In recent decades, a number of sites have vied for the title of earliest human-controlled fire. At Koobi Fora and Chesowanja, both in Kenya, small patches of reddened soil were found in areas containing stone tools up to 1.5 million years old. To try to prove that Early Stone Age campfires caused the discoloration, researchers in the 1980s and ’90s used techniques such as magnetic susceptibility analysis and thermoluminescence dating. The first tool detects burned earth by gauging fluctuations in its magnetic field; the second determines how long ago an object was heated by measuring the photons it emits when baked in a lab. Although these methods showed that burning had occurred, the evidence is simply too sparse to convince most archaeologists that humans — not wildfires or lightning — were responsible.
Another promising site is a South African cave called Swartkrans, where archaeologists in the ’80s found burned bones in a section dating between 1 million and 1.5 million years ago. In 2004, Williams College chemist Anne Skinner analyzed the bones using electron spin resonance, which estimates the temperature to which an artifact has been heated by measuring molecular fragments called free radicals. She determined that the bones had reached at least 900 degrees — too hot for most wildfires, but consistent with a campfire. But since the cave has a gaping mouth and a downward-sloping floor, naysayers argue that the objects might have washed in later after being burned outside.

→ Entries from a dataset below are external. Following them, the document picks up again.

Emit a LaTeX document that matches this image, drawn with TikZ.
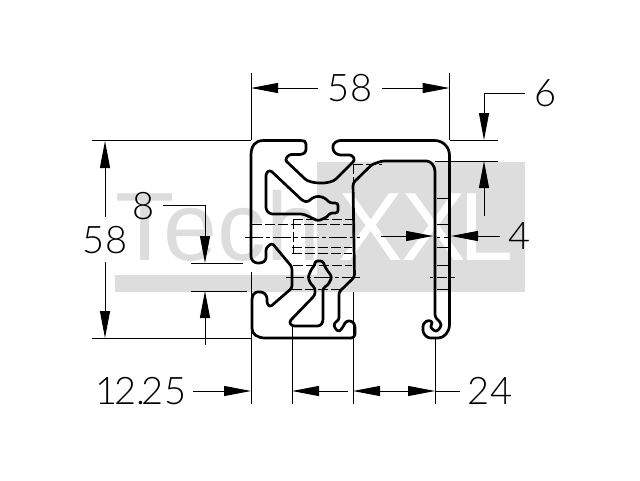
\documentclass[tikz,border=0pt]{standalone}
\usepackage{fontspec}
\usetikzlibrary{arrows.meta}
\setmainfont{Liberation Sans}
\newfontfamily\dimfont{Lato Light}
\definecolor{wm}{HTML}{DDDDDD}
\tikzset{
  x=1pt,y=-1pt,
  profile/.style={line width=2.7pt,black,rounded corners=2.5pt,line join=round},
  thin line/.style={line width=1pt,black},
  hid/.style={line width=1pt,black,dash pattern=on 10pt off 3pt},
  ctr/.style={line width=1pt,black,dash pattern=on 18pt off 3pt on 4pt off 3pt},
  dimarrow/.style={line width=1pt,black,-{Triangle[length=27pt,width=10pt]}},
  dimtext/.style={inner sep=0pt,font=\dimfont\fontsize{38}{38}\selectfont,text=black},
  wmtext/.style={inner sep=0pt,anchor=base west,font=\fontsize{97}{97}\selectfont}
}
\begin{document}
\begin{tikzpicture}
\useasboundingbox (0,0) rectangle (640,480);
\fill[white] (0,0) rectangle (640,480);
% watermark
\node[wmtext,text=wm] (wmA) at (115,260) {Tech};
\fill[wm] (317,162) rectangle (525,275);
\fill[wm] (115,275) rectangle (525,292);
\node[wmtext,text=white] (wmB) at (338,260) {X\kern-1.7pt X\kern-6pt L};
% hidden lines
\draw[hid] (252,224) -- (352,224);
\draw[hid] (293,219) -- (352,219);
\draw[hid] (293,219) -- (293,253);
\draw[hid] (292,247) -- (352,247);
\draw[hid] (292,253) -- (352,253);
\draw[hid] (293,265) -- (352,265);
\draw[hid] (292,289) -- (340,289);
\draw[hid] (353,164) -- (382,164);
\draw[hid] (353,164) -- (353,182);
\foreach \yy in {198,224,247,265,289}{\draw[line width=1pt] (437,\yy) -- (448,\yy);}
\draw[ctr] (245,237) -- (360,237);
\draw[ctr] (286,277) -- (360,277);
\draw[line width=1pt] (430,277) -- (433,277) (437,277) -- (447,277) (451,277) -- (455,277);
\draw[line width=1pt] (437,237) -- (440,237) (444,237) -- (448,237);
% profile
\draw[profile] (251,158) .. controls (251,146) and (255,140.5) .. (266,140.5)
  -- (303,140.5) -- (306,142) -- (306,152) -- (302,154.5) -- (289,154.5) -- (285,160)
  -- (303,177) .. controls (310,184) and (330,185) .. (338,177)
  -- (355,160) -- (352,155) -- (338,155) -- (333,151) -- (333,144) -- (338,140.5)
  -- (432,140.5) .. controls (443,140.5) and (449.5,147) .. (449.5,158)
  -- (449.5,322) .. controls (449.5,332) and (444,338) .. (436,338)
  -- (428,338) -- (423,333) -- (423,324) -- (428,320) -- (433,322) -- (430,327) -- (436,332)
  -- (441,327) -- (441,323) -- (435,317)
  -- (435,174) .. controls (435,166) and (431,161) .. (424,161)
  -- (382,161) -- (372,164.5) -- (353,183)
  -- (354.5,277) -- (339,292) -- (339,320) -- (334,323) -- (334.5,328) -- (339,332)
  -- (343,327) -- (346,321) -- (352,321) -- (355,325) -- (355,332)
  .. controls (355,336) and (353,338) .. (349,338)
  -- (268,338) .. controls (257,338) and (252,334) .. (252,326)
  -- (252,297) -- (255,292) -- (263,292) -- (267,296) -- (267,304) -- (270,307)
  -- (292,288) -- (292,267) -- (272,243) -- (266,248) -- (266,260) -- (262,263)
  -- (255,263) -- (251,259) -- cycle;
% upper cavity
\draw[profile] (270,170) -- (266,173) -- (266,210) -- (270,214) -- (303,214) -- (310,217)
  -- (318,221) -- (327,217) -- (330,213) -- (338,213) -- (338,203) -- (330,203)
  -- (325,198) -- (318,196) -- (312,198) -- (308,202) -- (303,201) -- cycle;
% lower cavity
\draw[profile] (315,261) -- (323,261) -- (325,267) -- (332,277) -- (328,285) -- (323,288)
  -- (323,322) -- (320,326) -- (292,326) -- (289,322) -- (315,295) -- (315,288) -- (310,283)
  -- (308,277) -- (312,268) -- (315,265) -- cycle;
% extension lines
\draw[thin line] (251,73) -- (251,140);
\draw[thin line] (449.5,73) -- (449.5,140);
\draw[thin line] (92,140.5) -- (251,140.5);
\draw[thin line] (92,338) -- (251,338);
\draw[thin line] (450,140.5) -- (498,140.5);
\draw[thin line] (435,161) -- (498,161);
\draw[thin line] (191,263) -- (243,263);
\draw[thin line] (191,291) -- (247,291);
\draw[thin line] (251,272) -- (251,404);
\draw[thin line] (292,326) -- (292,404);
\draw[thin line] (353,292) -- (353,404);
\draw[thin line] (435,338) -- (435,404);
% 58 top
\node[dimtext] (tA) at (350,88) {58};
\coordinate (a1) at (251,88); \coordinate (a2) at (449.5,88);
\draw[dimarrow] (318,88) -- (a1);
\draw[dimarrow] (382,88) -- (a2);
% 6
\node[dimtext] (tB) at (546,93) {6};
\draw[dimarrow] (525,93) -- (484,93) -- (484,140);
\draw[dimarrow] (484,216) -- (484,161);
% 4
\node[dimtext] (tC) at (520,236) {4};
\draw[dimarrow] (381,236) -- (433,236);
\draw[dimarrow] (500,236) -- (451,236);
% 58 left
\node[dimtext] (tD) at (105,240) {58};
\draw[dimarrow] (105,217) -- (105,141);
\draw[dimarrow] (105,262) -- (105,338);
% 8
\node[dimtext] (tE) at (144,206) {8};
\draw[dimarrow] (163,205) -- (205,205) -- (205,263);
\draw[dimarrow] (205,345) -- (205,291);
% bottom
\node[dimtext] (tF) at (141,391) {1\kern-4pt 2.\kern-3pt 25};
\node[dimtext] (tG) at (490,391) {24};
\draw[dimarrow] (193,391) -- (251,391);
\draw[dimarrow] (348,391) -- (292,391);
\draw[dimarrow] (408,391) -- (353,391);
\draw[dimarrow] (381,391) -- (435,391);
\draw[thin line] (435,391) -- (460,391);
\end{tikzpicture}
\end{document}
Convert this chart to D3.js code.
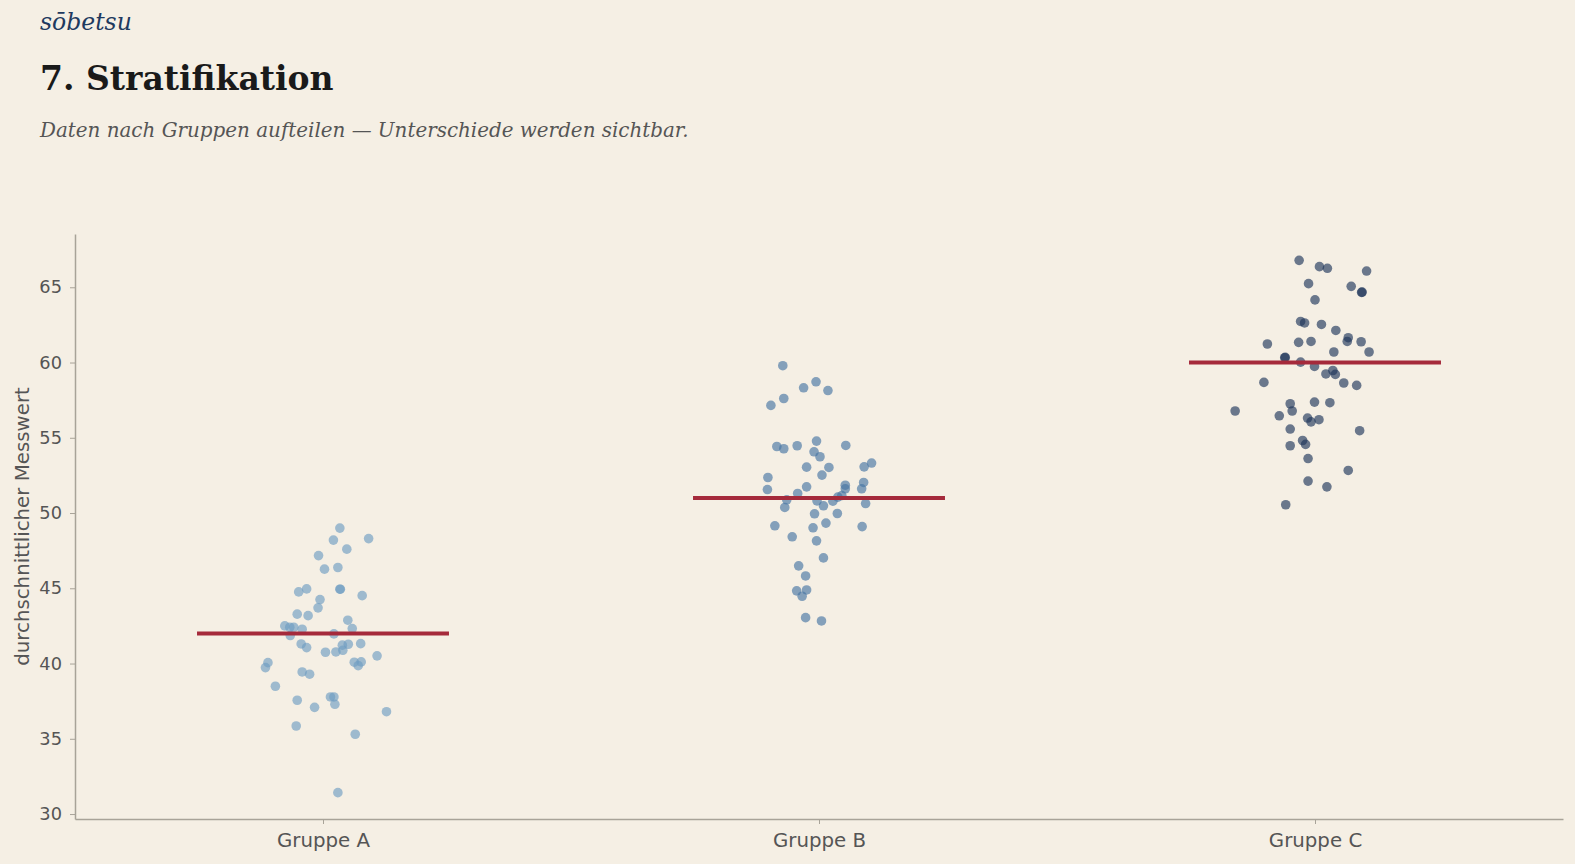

Until the Wonderwerk Cave find, Gesher Benot Ya’aqov, a lakeside site in Israel, was considered to have the oldest generally accepted evidence of human-controlled fire. There, a team of scientists found traces of numerous hearths dating to between 690,000 and 790,000 years ago. A wide range of clues made this site convincing, including isolated clusters of burned flint, as if toolmakers had been knapping hand axes by several firesides. The team also found fragments of burned fruit, grain and wood scattered about.
Then came Wonderwerk. The ash-filled sediment that Goldberg and Berna found came from a spot approximately 100 feet from the entrance to the tunnel-like cave, too far to have been swept in by the elements. The team also found circular chips of fractured stone known as pot-lid flakes — telltale signs of fire — in the same area. These clues turned up throughout the million-year-old layer of sediment, indicating that fires had burned repeatedly at the site.
Does that mean fire drove the evolution of H. erectus? Is the cooking hypothesis correct? The occupants who left these ashes at Wonderwerk lived nearly a million years after the emergence of H. erectus. Goldberg and Berna point out that it’s unclear whether the cave’s inhabitants knew how to start a fire from scratch or depended on flames harvested from grass fires outside the cave. If they were eating barbecue, it may have been only an occasional luxury. Whether that could have had an impact on human development remains an open question.
Finding the answers will require more digging. At Wonderwerk, team members plan to probe deeper, analyzing sediments up to 1.8 million years old, for evidence of fire. And they are using their cutting-edge detection methods at other early H. erectus
sites as well. “If you don’t look, you’re not going to find it,” Goldberg says.